_Code that draws figures_
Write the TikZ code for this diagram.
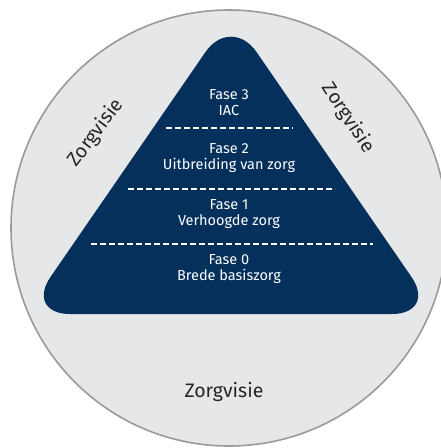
\documentclass[tikz,border=0pt]{standalone}
\usepackage{fontspec}
\setmainfont{Fira Sans}
\usepackage{xcolor}
\usetikzlibrary{calc}

\definecolor{navy}{HTML}{04305B}
\definecolor{ringgray}{HTML}{E6E7E8}
\definecolor{edgegray}{HTML}{9A9A9A}

\tikzset{
  fase/.style={text=white, align=center, inner sep=1pt, font=\fontsize{14.5}{16}\selectfont},
  visie/.style={text=black!85, inner sep=1pt, font=\fontsize{19.5}{21}\selectfont},
  scheiding/.style={white, line width=1.6pt, dash pattern=on 5.5pt off 3.5pt}
}

\begin{document}
\begin{tikzpicture}[x=1pt, y=-1pt]

% ------------------------
% PARAMETERS
% ------------------------
\def\cx{229}
\def\cy{228}
\def\R{218}

\useasboundingbox (0,0) rectangle (441,448);
\clip (0,0) rectangle (441,448);

% ------------------------
% Outer circle
% ------------------------
\fill[ringgray] (\cx,\cy) circle (\R);
\draw[edgegray, line width=1.6pt] (\cx,\cy) circle (\R);

% ------------------------
% Pyramid
% ------------------------
\fill[navy, rounded corners=45pt] (231,15) -- (437,314) -- (25,314) -- cycle;

% separators
\draw[scheiding] (166,128) -- (293,128);
\draw[scheiding] (128,189) -- (335,189);
\draw[scheiding] (91,244) -- (373,244);

% ------------------------
% Phase labels
% ------------------------
\node[fase] (fase3) at (229,103) {Fase 3\\IAC};
\node[fase] (fase2) at (229,158) {Fase 2\\Uitbreiding van zorg};
\node[fase] (fase1) at (229,214) {Fase 1\\Verhoogde zorg};
\node[fase] (fase0) at (229,269) {Fase 0\\Brede basiszorg};

% ------------------------
% Zorgvisie labels
% ------------------------
\node[visie, rotate=53] (visieL) at (96,133) {Zorgvisie};
\node[visie, rotate=-57] (visieR) at (348,118) {Zorgvisie};
\node[visie] (visieB) at (224,392) {Zorgvisie};

\end{tikzpicture}
\end{document}
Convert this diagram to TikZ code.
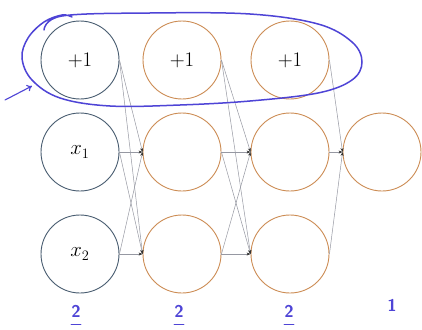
\documentclass[tikz,border=0pt]{standalone}
\usetikzlibrary{arrows.meta}
\definecolor{inblue}{RGB}{72,92,112}
\definecolor{hidor}{RGB}{204,140,84}
\definecolor{edgegray}{RGB}{150,152,162}
\definecolor{pen}{RGB}{78,68,214}
\tikzset{
  unit/.style={circle, draw, line width=0.9pt, minimum size=78pt, inner sep=0pt, font=\fontsize{22}{25}\selectfont},
  inunit/.style={unit, draw=inblue},
  hidunit/.style={unit, draw=hidor},
  conn/.style={draw=edgegray, line width=0.5pt, -{Stealth[length=4pt,width=3pt,black!80]}},
  penlbl/.style={text=pen, font=\sffamily\bfseries\fontsize{17}{17}\selectfont, inner sep=0pt},
  penline/.style={draw=pen, line width=1.2pt, line cap=round}
}
\begin{document}
\begin{tikzpicture}[x=1pt, y=-1pt]
\useasboundingbox (0,0) rectangle (422,329);
\fill[white] (0,0) rectangle (422,329);
% nodes
\node[inunit] (b1) at (80,60) {$+1$};
\node[inunit] (x1) at (80,152) {$x_1$};
\node[inunit] (x2) at (80,254) {$x_2$};
\node[hidunit] (b2) at (182,60) {$+1$};
\node[hidunit] (h11) at (182,152) {};
\node[hidunit] (h12) at (182,254) {};
\node[hidunit] (b3) at (290,60) {$+1$};
\node[hidunit] (h21) at (290,152) {};
\node[hidunit] (h22) at (290,254) {};
\node[hidunit] (o) at (382,152) {};
% connectors
\foreach \s in {b1,x1,x2}{\foreach \t in {h11,h12}{\path[conn] (\s.east) -- (\t.west);}}
\foreach \s in {b2,h11,h12}{\foreach \t in {h21,h22}{\path[conn] (\s.east) -- (\t.west);}}
\foreach \s in {b3,h21,h22}{\path[conn] (\s.east) -- (o.west);}
% handwritten annotations
\draw[penline, line width=1.5pt] plot[smooth, tension=0.6] coordinates {
  (44,30) (62,16) (150,13) (250,14) (318,24) (352,42) (362,62) (352,80) (318,93) (250,101) (180,105) (110,106) (60,98) (32,80) (22,58) (28,38) (44,22) (62,15) (72,17)};
\coordinate (ps) at (5,100);
\coordinate (pe) at (32,86);
\draw[penline, line width=1.1pt, -{To[length=5pt,width=7pt]}] (ps) -- (pe);
\node[penlbl] (l1) at (76,311) {2};
\node[penlbl] (l2) at (179,311) {2};
\node[penlbl] (l3) at (289,311) {2};
\node[penlbl] (l4) at (392,305) {1};
\draw[penline] ([yshift=-7pt]l1.south west) -- ([yshift=-7pt]l1.south east);
\draw[penline] ([yshift=-7pt]l2.south west) -- ([yshift=-7pt]l2.south east);
\draw[penline] ([yshift=-7pt]l3.south west) -- ([yshift=-7pt]l3.south east);
\end{tikzpicture}
\end{document}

_Stated goal_
Repeat the data exactly in full, omitting its pictures.

_Exercise result_
Write the TikZ code for this diagram.
\documentclass[tikz,border=0pt]{standalone}
\usepackage{fontspec}
\setmainfont{Fira Sans}
\usepackage{xcolor}
\usetikzlibrary{calc}

\definecolor{navy}{HTML}{04305B}
\definecolor{ringgray}{HTML}{E6E7E8}
\definecolor{edgegray}{HTML}{9A9A9A}

\tikzset{
  fase/.style={text=white, align=center, inner sep=1pt, font=\fontsize{14.5}{16}\selectfont},
  visie/.style={text=black!85, inner sep=1pt, font=\fontsize{19.5}{21}\selectfont},
  scheiding/.style={white, line width=1.6pt, dash pattern=on 5.5pt off 3.5pt}
}

\begin{document}
\begin{tikzpicture}[x=1pt, y=-1pt]

% ------------------------
% PARAMETERS
% ------------------------
\def\cx{229}
\def\cy{228}
\def\R{218}

\useasboundingbox (0,0) rectangle (441,448);
\clip (0,0) rectangle (441,448);

% ------------------------
% Outer circle
% ------------------------
\fill[ringgray] (\cx,\cy) circle (\R);
\draw[edgegray, line width=1.6pt] (\cx,\cy) circle (\R);

% ------------------------
% Pyramid
% ------------------------
\fill[navy, rounded corners=45pt] (231,15) -- (437,314) -- (25,314) -- cycle;

% separators
\draw[scheiding] (166,128) -- (293,128);
\draw[scheiding] (128,189) -- (335,189);
\draw[scheiding] (91,244) -- (373,244);

% ------------------------
% Phase labels
% ------------------------
\node[fase] (fase3) at (229,103) {Fase 3\\IAC};
\node[fase] (fase2) at (229,158) {Fase 2\\Uitbreiding van zorg};
\node[fase] (fase1) at (229,214) {Fase 1\\Verhoogde zorg};
\node[fase] (fase0) at (229,269) {Fase 0\\Brede basiszorg};

% ------------------------
% Zorgvisie labels
% ------------------------
\node[visie, rotate=53] (visieL) at (96,133) {Zorgvisie};
\node[visie, rotate=-57] (visieR) at (348,118) {Zorgvisie};
\node[visie] (visieB) at (224,392) {Zorgvisie};

\end{tikzpicture}
\end{document}
Convert this diagram to TikZ code.
\documentclass[tikz,border=0pt]{standalone}
\usetikzlibrary{arrows.meta}
\definecolor{inblue}{RGB}{72,92,112}
\definecolor{hidor}{RGB}{204,140,84}
\definecolor{edgegray}{RGB}{150,152,162}
\definecolor{pen}{RGB}{78,68,214}
\tikzset{
  unit/.style={circle, draw, line width=0.9pt, minimum size=78pt, inner sep=0pt, font=\fontsize{22}{25}\selectfont},
  inunit/.style={unit, draw=inblue},
  hidunit/.style={unit, draw=hidor},
  conn/.style={draw=edgegray, line width=0.5pt, -{Stealth[length=4pt,width=3pt,black!80]}},
  penlbl/.style={text=pen, font=\sffamily\bfseries\fontsize{17}{17}\selectfont, inner sep=0pt},
  penline/.style={draw=pen, line width=1.2pt, line cap=round}
}
\begin{document}
\begin{tikzpicture}[x=1pt, y=-1pt]
\useasboundingbox (0,0) rectangle (422,329);
\fill[white] (0,0) rectangle (422,329);
% nodes
\node[inunit] (b1) at (80,60) {$+1$};
\node[inunit] (x1) at (80,152) {$x_1$};
\node[inunit] (x2) at (80,254) {$x_2$};
\node[hidunit] (b2) at (182,60) {$+1$};
\node[hidunit] (h11) at (182,152) {};
\node[hidunit] (h12) at (182,254) {};
\node[hidunit] (b3) at (290,60) {$+1$};
\node[hidunit] (h21) at (290,152) {};
\node[hidunit] (h22) at (290,254) {};
\node[hidunit] (o) at (382,152) {};
% connectors
\foreach \s in {b1,x1,x2}{\foreach \t in {h11,h12}{\path[conn] (\s.east) -- (\t.west);}}
\foreach \s in {b2,h11,h12}{\foreach \t in {h21,h22}{\path[conn] (\s.east) -- (\t.west);}}
\foreach \s in {b3,h21,h22}{\path[conn] (\s.east) -- (o.west);}
% handwritten annotations
\draw[penline, line width=1.5pt] plot[smooth, tension=0.6] coordinates {
  (44,30) (62,16) (150,13) (250,14) (318,24) (352,42) (362,62) (352,80) (318,93) (250,101) (180,105) (110,106) (60,98) (32,80) (22,58) (28,38) (44,22) (62,15) (72,17)};
\coordinate (ps) at (5,100);
\coordinate (pe) at (32,86);
\draw[penline, line width=1.1pt, -{To[length=5pt,width=7pt]}] (ps) -- (pe);
\node[penlbl] (l1) at (76,311) {2};
\node[penlbl] (l2) at (179,311) {2};
\node[penlbl] (l3) at (289,311) {2};
\node[penlbl] (l4) at (392,305) {1};
\draw[penline] ([yshift=-7pt]l1.south west) -- ([yshift=-7pt]l1.south east);
\draw[penline] ([yshift=-7pt]l2.south west) -- ([yshift=-7pt]l2.south east);
\draw[penline] ([yshift=-7pt]l3.south west) -- ([yshift=-7pt]l3.south east);
\end{tikzpicture}
\end{document}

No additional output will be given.